Bill Morris: Hinterland

Reviewed by Tim Gruar

Bill Morris: Hinterland

It took a little while to really get into this new one by singer/songwriter Bill Morris, not because these songs are not instantly likeable. Tales of Westie druggies, desolate houses in the overcast evenings and mining in the red dirt outback of Australia – there’s a clear parallel you can draw right through to some mystical Kiwi Paul Kelly equivalent. Perhaps it was the uncomfortable familiarity on tracks like Hinterland and Ruby In The Dust which emphasise the sheer Kiwi-ness of Morris’s accent, juxtaposed against slick country rhythms and bluesy bar room guitars.
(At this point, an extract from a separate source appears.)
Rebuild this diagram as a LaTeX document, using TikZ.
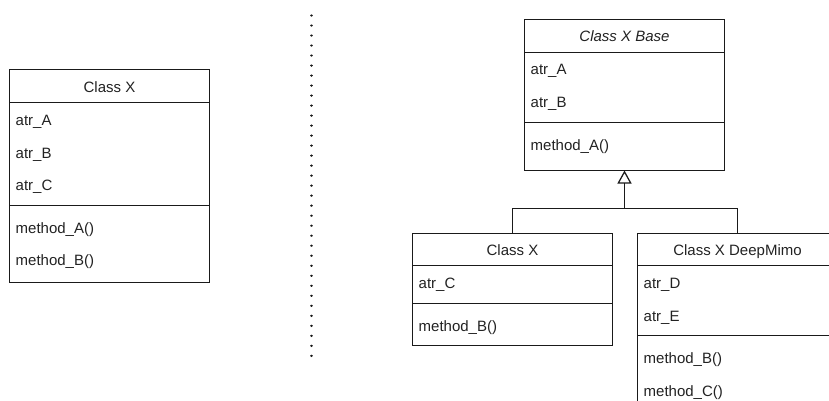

Each song is a story or half-travelled road trip. In Gold Light (In the Palms of My Hands) he delivers drugs to the back of a state house. No Vacancy In Heaven is a darklands tale of a lost soul from a motel murder and The Day The Stock Truck Came is a self-explanatory kid’s view of the busiest day on an isolated back country farm. Morris loves to write about the ordinary – like a mother bouncing around a big old house once the coop have flown (Dusty Corner) or arguing over which tape to play on a road trip (Driving Music). His lyrics include some clever lines like, “There’s an electric fence around my heart going tick, tick, tick in the dark / picking up in the am dial as I go driving through the rib cage of the land,” on the darkly-edged Remnants Of Ruminants. While his more upbeat country fare is all very nice it’s this one that really left an appetite for more.